I fell in love with the flavor of lemongrass when traveling in Southeast Asia. Lemongrass (Cympobogon citratus) is native to many Asian countries, and it has been used for centuries in cooking and in traditional medicine in South and Southeast Asia. It is a staple ingredient in many foods in Southeast Asian cuisine, and it is often added to hot or cold drinks for its refreshing flavor. Lemongrass also has a long history of use in India’s medical system Ayurveda. Traditionally, lemongrass has been used to relieve colds, coughs and other respiratory disorders, fevers, and stomach problems such as nausea or diarrhea. It is also used as a tonic to the nervous system, and to help to relieve insomnia.

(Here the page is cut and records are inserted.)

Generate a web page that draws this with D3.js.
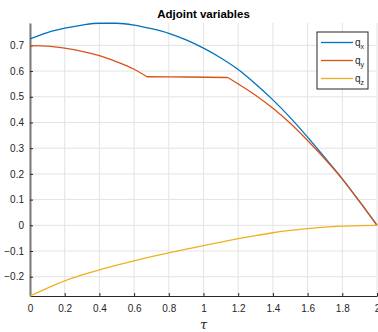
<!DOCTYPE html>
<html>
<head>
<meta charset="utf-8">
<script src="https://cdn.jsdelivr.net/npm/d3@7"></script>
<style>
  body { margin: 0; background: #fff; }
  svg { display: block; font-family: "Liberation Sans", Arial, sans-serif; }
</style>
</head>
<body>
<svg id="chart"></svg>
<script>
// Values
const tauX = [0, 0.1, 0.2, 0.3, 0.4, 0.5, 0.6, 0.7, 0.8, 0.9, 1.0,
              1.1, 1.2, 1.3, 1.4, 1.5, 1.6, 1.7, 1.8, 1.9, 2.0];
const qx = [0.725, 0.750, 0.767, 0.779, 0.786, 0.786, 0.779, 0.765, 0.747, 0.721, 0.689,
            0.651, 0.606, 0.550, 0.488, 0.419, 0.343, 0.263, 0.181, 0.092, 0.0];

const tauY = [0, 0.1, 0.2, 0.3, 0.4, 0.5, 0.6, 0.674, 0.9, 1.14,
              1.2, 1.3, 1.4, 1.5, 1.6, 1.7, 1.8, 1.9, 2.0];
const qy = [0.699, 0.697, 0.689, 0.677, 0.660, 0.636, 0.607, 0.578, 0.577, 0.575,
            0.550, 0.506, 0.455, 0.397, 0.330, 0.258, 0.180, 0.092, 0.0];
// corners in the q_y curve (switching times)
const qyKinks = [0.674, 1.14];

const tauZ = tauX;
const qz = [-0.275, -0.244, -0.216, -0.193, -0.173, -0.155, -0.138, -0.122, -0.107, -0.093, -0.079,
            -0.065, -0.052, -0.040, -0.029, -0.020, -0.013, -0.007, -0.003, -0.001, 0.0];

const xTicks = [0, 0.2, 0.4, 0.6, 0.8, 1, 1.2, 1.4, 1.6, 1.8, 2];
const yTicks = [-0.2, -0.1, 0, 0.1, 0.2, 0.3, 0.4, 0.5, 0.6, 0.7];
const seriesNames = ["x", "y", "z"];
const colors = ["#0072BD", "#D95319", "#EDB120"];

const width = 378;
const height = 332;
const margin = { top: 23, right: 1, bottom: 36, left: 30 };

const svg = d3.select("#chart")
    .attr("width", width)
    .attr("height", height);

const x = d3.scaleLinear()
    .domain([0, 2])
    .range([margin.left, width - margin.right]);

const y = d3.scaleLinear()
    .domain([-0.275, 0.787])
    .range([height - margin.bottom, margin.top]);

// Grid
svg.append("g")
    .selectAll("line")
    .data(xTicks)
    .enter()
    .append("line")
    .attr("x1", d => x(d)).attr("x2", d => x(d))
    .attr("y1", y.range()[0]).attr("y2", y.range()[1])
    .attr("stroke", "#e3e3e3")
    .attr("stroke-width", 1);

svg.append("g")
    .selectAll("line")
    .data(yTicks)
    .enter()
    .append("line")
    .attr("x1", x.range()[0]).attr("x2", x.range()[1])
    .attr("y1", d => y(d)).attr("y2", d => y(d))
    .attr("stroke", "#e3e3e3")
    .attr("stroke-width", 1);

// Axes
const fmt = d3.format("~g");

const xAxis = svg.append("g")
    .attr("transform", `translate(0, ${y.range()[0]})`)
    .call(d3.axisBottom(x).tickValues(xTicks).tickFormat(fmt).tickSizeInner(-3).tickSizeOuter(0).tickPadding(9));

const yAxis = svg.append("g")
    .attr("transform", `translate(${x.range()[0]}, 0)`)
    .call(d3.axisLeft(y).tickValues(yTicks).tickFormat(fmt).tickSizeInner(-3).tickSizeOuter(0).tickPadding(6));

xAxis.select(".domain").attr("stroke", "#262626");
yAxis.select(".domain").attr("stroke", "#7a7a7a").attr("stroke-width", 2);
[xAxis, yAxis].forEach(a => {
    a.selectAll(".tick line").attr("stroke", "#262626");
    a.selectAll(".tick text")
        .attr("fill", "#262626")
        .style("font-size", "10px")
        .style("font-family", "'Liberation Sans', Arial, sans-serif");
});

// Lines
const line = d3.line()
    .x(d => x(d[0]))
    .y(d => y(d[1]))
    .curve(d3.curveMonotoneX);

// split a series at its corners so they stay sharp
function splitAt(points, kinks) {
    const parts = [];
    let current = [];
    points.forEach(p => {
        current.push(p);
        if (kinks.includes(p[0])) {
            parts.push(current);
            current = [p];
        }
    });
    parts.push(current);
    return parts;
}

const series = [
    [d3.zip(tauX, qx)],
    splitAt(d3.zip(tauY, qy), qyKinks),
    [d3.zip(tauZ, qz)]
];

series.forEach((parts, i) => {
    svg.append("path")
        .attr("d", parts.map(p => line(p)).join(""))
        .attr("fill", "none")
        .attr("stroke", colors[i])
        .attr("stroke-width", 1.3)
        .attr("stroke-linejoin", "round");
});

// Title
svg.append("text")
    .attr("x", (x.range()[0] + x.range()[1]) / 2)
    .attr("y", 18)
    .attr("text-anchor", "middle")
    .style("font-size", "11.5px")
    .style("font-weight", "bold")
    .attr("fill", "#000")
    .text("Adjoint variables");

// X label
svg.append("text")
    .attr("x", (x.range()[0] + x.range()[1]) / 2)
    .attr("y", 329)
    .attr("text-anchor", "middle")
    .style("font-size", "13px")
    .style("font-style", "italic")
    .style("font-family", "'DejaVu Serif', 'Liberation Serif', serif")
    .attr("fill", "#262626")
    .text("τ");

// Legend
const legend = svg.append("g").attr("transform", "translate(317, 32)");

legend.append("rect")
    .attr("width", 51)
    .attr("height", 57)
    .attr("fill", "#fff")
    .attr("stroke", "#262626")
    .attr("stroke-width", 1);

const items = legend.selectAll(".item")
    .data(seriesNames)
    .enter()
    .append("g")
    .attr("class", "item")
    .attr("transform", (d, i) => `translate(0, ${10.5 + i * 18})`);

items.append("line")
    .attr("x1", 4).attr("x2", 36)
    .attr("stroke", (d, i) => colors[i])
    .attr("stroke-width", 1.3);

const lt = items.append("text")
    .attr("x", 38)
    .attr("y", 3)
    .style("font-size", "10px")
    .attr("fill", "#262626");
lt.append("tspan").text("q");
lt.append("tspan")
    .attr("dy", 3)
    .style("font-size", "7px")
    .text(d => d);
</script>
</body>
</html>
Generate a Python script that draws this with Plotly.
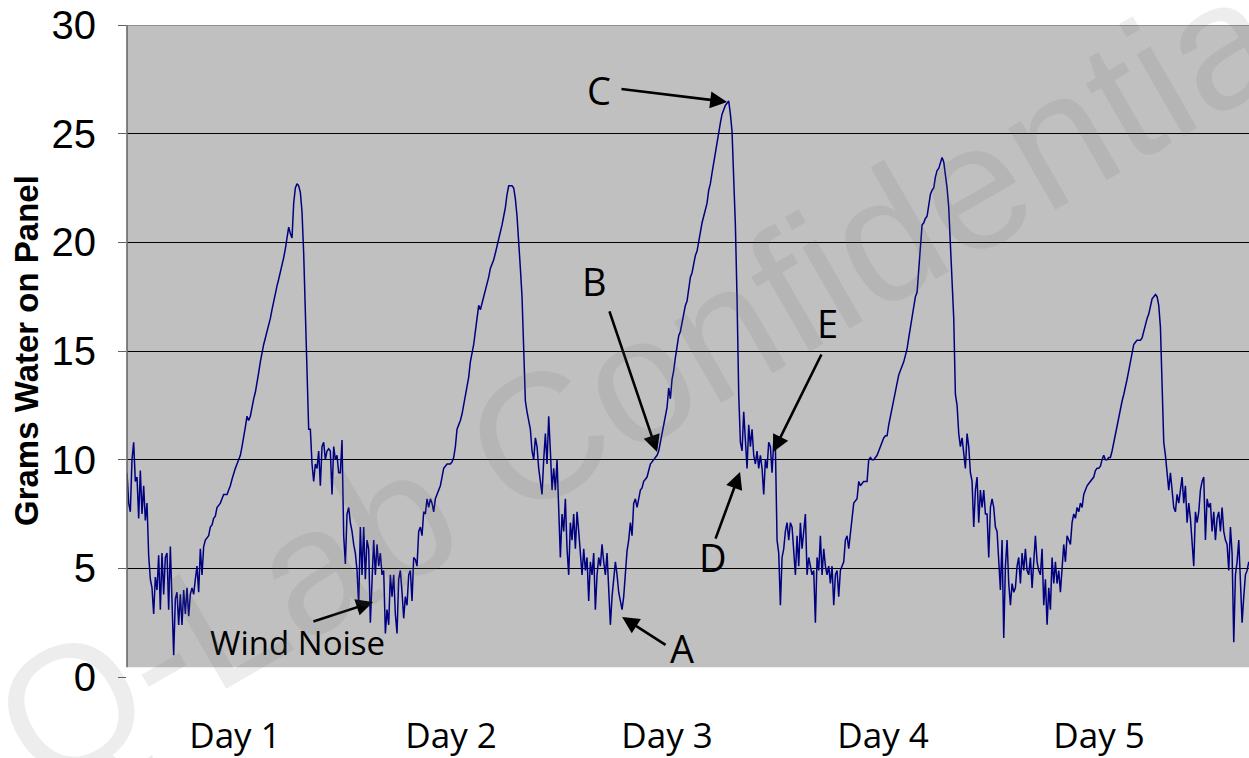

Based on its traditional uses and its nickname “fever grass,” lemongrass is the perfect choice for herbal infusions during the cold and flu season.
Lemongrass is a tall perennial grass, and although it is native to several Asian countries, you can grow your own lemongrass plants in your herb graden. Fresh lemongrass is often sold in Asian food stores, and dried lemongrass is widely available in many stores and from herb suppliers.
Use fresh or dried lemongrass to make an herbal infusion, and drink several cups a day during colds and flus to relieve symptoms. Lemongrass is said to be especially helpful in feverish diseases, and in my own experience lemongrass tea seems to increase sweating and may help to bring down fever.
How to Make a Lemongrass Infusion
If using fresh lemongrass, use a tablespoon of the fresh herb for each cup of hot water, and if using dried lemongrass, use a teaspoon of the herb for each cup of hot water. Bring water to boil, pour it over the herb and leave to infuse for at least ten minutes.
Lemongrass has a lovely fresh citrus-y flavor that is delicious on its own, but you can also mix it with fresh ginger for an even more effective infusion to ward off colds and to ease flu symptoms. And in the summer months, a cold lemongrass infusion is an excellent refreshing drink for hot days.
Lemongrass gives us an essential oil that is often used as a natural insect repellent. It is also a deodorant and antiseptic oil and a lovely oil for aromatherapy foot baths. Add a drop or two of lemongrass oil to a warm footbath to refresh tired feet, and enjoy a lemongrass footbath during the flu season while you drink your homemade lemongrass infusion!